As the integrand does not contain the variable \(y\), we first integrate with respect to \(y\). The integral of a constant with respect to a variable simply becomes that constant times the variable. So, we have: \[\int_{0}^{x^{2}} \sqrt{x} \sqrt{1+x} dy = \sqrt{x} \sqrt{1+x} \times \int_{0}^{x^{2}} dy = \sqrt{x} \sqrt{1+x} \times [y]_{0}^{x^{2}} = \sqrt{x} \sqrt{1+x} \times x^{2}\]

After simplifying the expression, we get: \[ \sqrt{x} \sqrt{1+x} \times x^{2} = x^{2}x^{1/2}(1+x)^{1/2} = x^{5/2}(1+x)^{1/2}\]
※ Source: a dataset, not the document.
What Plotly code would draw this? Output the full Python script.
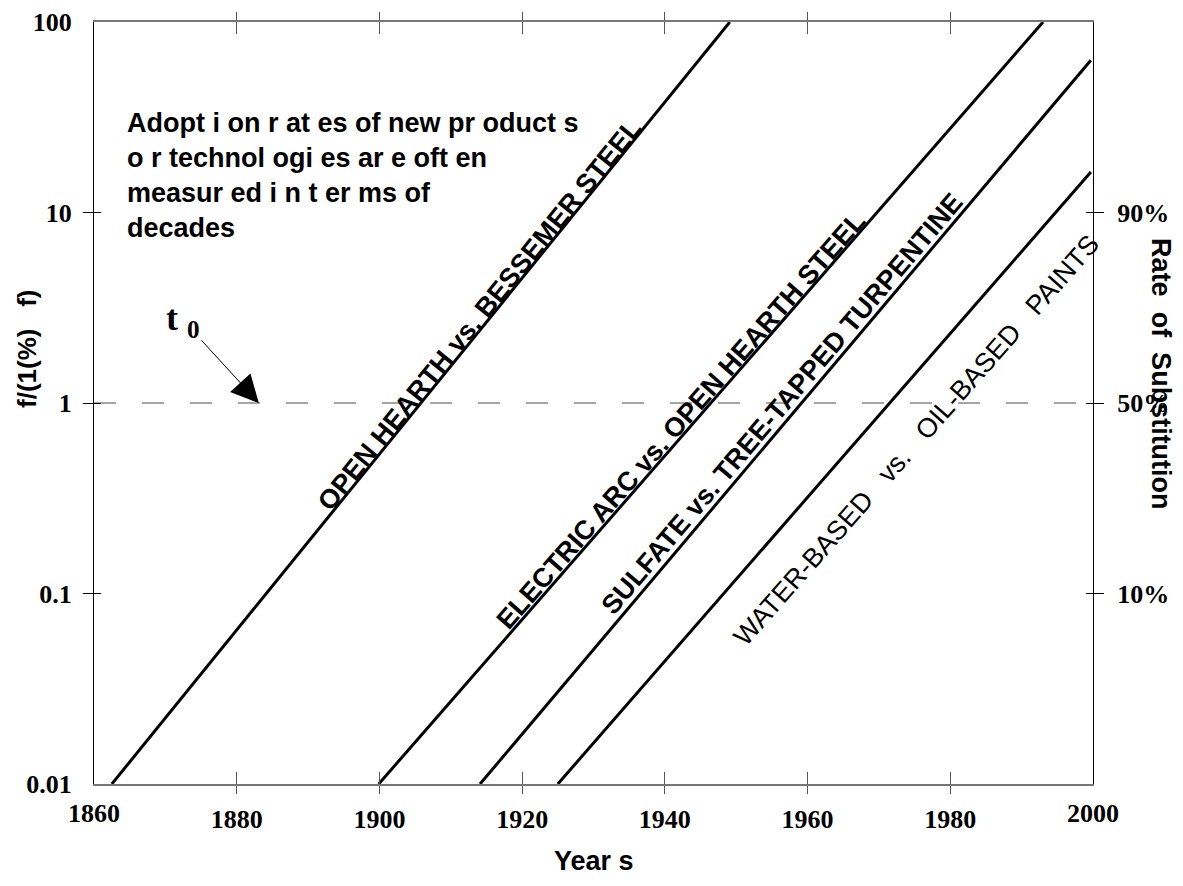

Now, with the new expression, we integrate with respect to \(x\) from 0 to 3. This would require knowledge of integral techniques, and in this case, the use of substitution method: \[ \int_{0}^{3} x^{5/2} (1+x)^{1/2} dx \] The use of a substitution method to compute this integral would be ideal. A possible substitution is \(u = 1+x\). Calculate \(du/dx\), set dx, substitute these values into the equation, and proceed to find the integral. Thus: \[\int_{0}^{3} x^{5/2} (1+x)^{1/2} dx = \frac{2}{7}(u^{7/2}-1)_{1}^{4}\]